On the plus side, a federal appeals court has ordered two cops to *personally *pay a mentally challenged man they framed for rape and murder $7 million. Not the city, the cops personally. AFAIK, a court order like that means they can’t declare bankruptcy to get out from under it.
I hope it puts both of them out in the street, homeless and pissed on by society.
Probably would have been better for the victim if the city and the police were held jointly liable, for the city would have deeper pockets. Is is possible that the city was not found liable due to its employees acting way the hell outside their job description? I don’t know one way or the other.
I’m not sure how the law works in Florida, but he should be able to get liens against property, pensions, and the final estate when they kick off. As far as I know, only the feds can intercept any Social Security income.

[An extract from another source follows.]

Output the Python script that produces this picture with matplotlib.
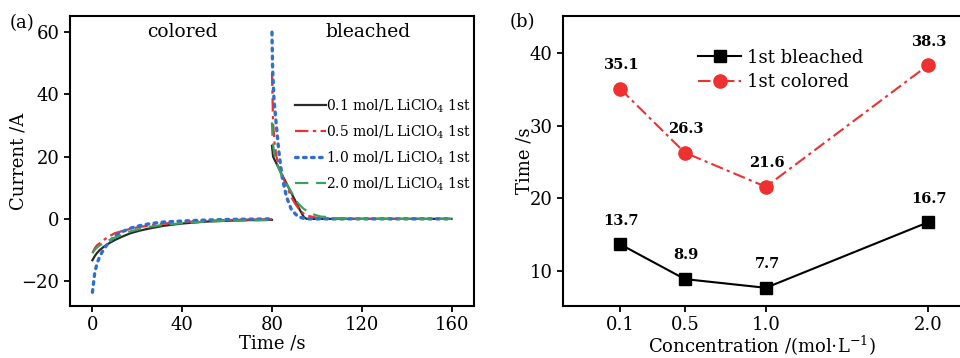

Fucking awesome. Let’s hope this starts a trend–if a jury finds that the police acted with malicious intent, make them personally responsible. And make any other police that lied on their behalf personally liable too. Bet our police departments would clean up pretty fucking quickly.
Agreed. Make the police personally liable for some part of the award, and make the city liable for the remainder.

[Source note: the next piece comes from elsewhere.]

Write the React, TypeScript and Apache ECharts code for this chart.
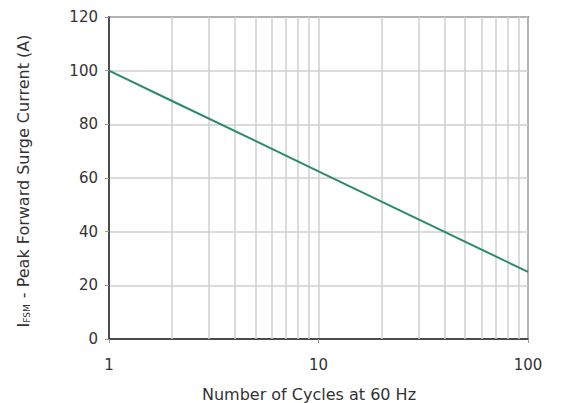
import React, { useEffect, useRef } from "react";
import * as echarts from "echarts";

const cycles = [1, 2, 5, 10, 20, 50, 100];
const surgeCurrent = [100, 88.7, 73.8, 62.5, 51.2, 36.3, 25];
const minorGrid = [2, 3, 4, 5, 6, 7, 8, 9, 20, 30, 40, 50, 60, 70, 80, 90];
const yTicks = [0, 20, 40, 60, 80, 100, 120];
const xTitle = "Number of Cycles at 60 Hz";
const yTitleMain = " - Peak Forward Surge Current (A)";

export default function App() {
  const ref = useRef<HTMLDivElement>(null);
  useEffect(() => {
    document.body.style.margin = "0";
    const chart = echarts.init(ref.current!, null, { renderer: "svg" });
    const font = "'DejaVu Sans', sans-serif";
    chart.setOption({
      animation: false,
      backgroundColor: "#fff",
      grid: {
        left: 109,
        right: 33,
        top: 17,
        bottom: 64,
        show: true,
        borderColor: "#2a2a2a",
        borderWidth: 1.5,
        backgroundColor: "transparent",
      },
      xAxis: {
        type: "log",
        logBase: 10,
        min: 1,
        max: 100,
        axisLine: { show: true, lineStyle: { color: "#2a2a2a", width: 1.5 } },
        axisTick: { show: true, length: 4, lineStyle: { color: "#999" } },
        axisLabel: {
          color: "#333",
          fontSize: 15,
          fontFamily: font,
          margin: 18,
        },
        splitLine: { show: true, lineStyle: { color: "#cfcfcf", width: 1.5 } },
      },
      yAxis: {
        type: "value",
        min: yTicks[0],
        max: yTicks[yTicks.length - 1],
        interval: 20,
        axisLine: { show: true, lineStyle: { color: "#2a2a2a", width: 1.5 } },
        axisTick: { show: true, length: 4, lineStyle: { color: "#999" } },
        axisLabel: {
          color: "#333",
          fontSize: 15,
          fontFamily: font,
          margin: 11,
        },
        splitLine: { show: true, lineStyle: { color: "#cfcfcf", width: 1.5 } },
      },
      graphic: [
        {
          type: "text",
          x: 309,
          y: 394,
          style: {
            text: xTitle,
            align: "center",
            verticalAlign: "middle",
            fill: "#333",
            fontFamily: font,
            fontSize: 16,
          },
        },
        {
          type: "text",
          x: 21,
          y: 181,
          rotation: Math.PI / 2,
          style: {
            text: "{m|I}{s|FSM}{m|" + yTitleMain + "}",
            align: "center",
            verticalAlign: "middle",
            fill: "#333",
            fontFamily: font,
            rich: {
              m: { fontSize: 16, fontFamily: font, fill: "#333", lineHeight: 20, verticalAlign: "bottom" },
              s: { fontSize: 9, fontFamily: font, fill: "#333", lineHeight: 13, verticalAlign: "bottom", padding: [0, 1, 0, 0] },
            },
          },
        },
      ],
      series: [
        {
          type: "line",
          data: cycles.map((c, i) => [c, surgeCurrent[i]]),
          symbol: "none",
          lineStyle: { color: "#2b8a6c", width: 2 },
          z: 5,
          markLine: {
            silent: true,
            symbol: "none",
            label: { show: false },
            lineStyle: { color: "#cfcfcf", width: 1.5, type: "solid" },
            data: minorGrid.map((v) => ({ xAxis: v })),
          },
        },
      ],
    });
    return () => chart.dispose();
  }, []);
  return <div ref={ref} style={{ width: 561, height: 403 }} />;
}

I’d like to think that that’s just the generally cautious language that one uses when discussing criminal acts… ie, describing various of the recent spree killers as “alleged/accused mass murderer” when they were caught red handed but haven’t yet been convicted.
That seems to be a ‘controversial encounter between [employees of] a private company and its customers’ to me. Reading the article(s), I don’t see any police misbehavior. They met the women at the platform on which they were let out by the train crew, which seems to be their policy, but they took no other action.

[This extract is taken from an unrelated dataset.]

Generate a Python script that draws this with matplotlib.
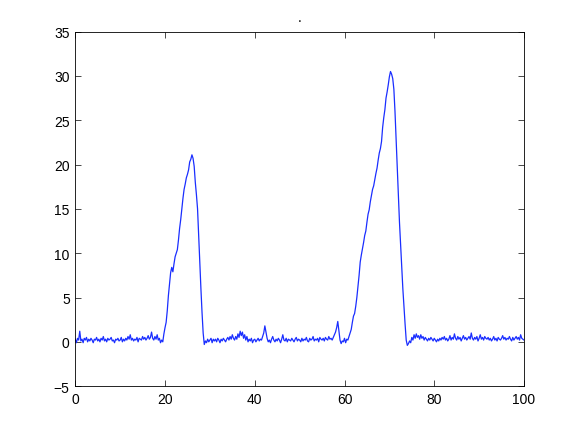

Bitch all you want about the Napa Valley Wine Train crew -and IMO they should’ve spent more effort managing the person (or hypothetically, persons) who were complaining than they spent trying to manage a reading group enjoying the experience they were ostensibly selling- but I don’t think you can categorize this as police misconduct.
Oops. You’re right, of course. OTOH, the line between LEO and private security gets blurred, and incidents like this make America’s move towards a police state more insidious and invidious.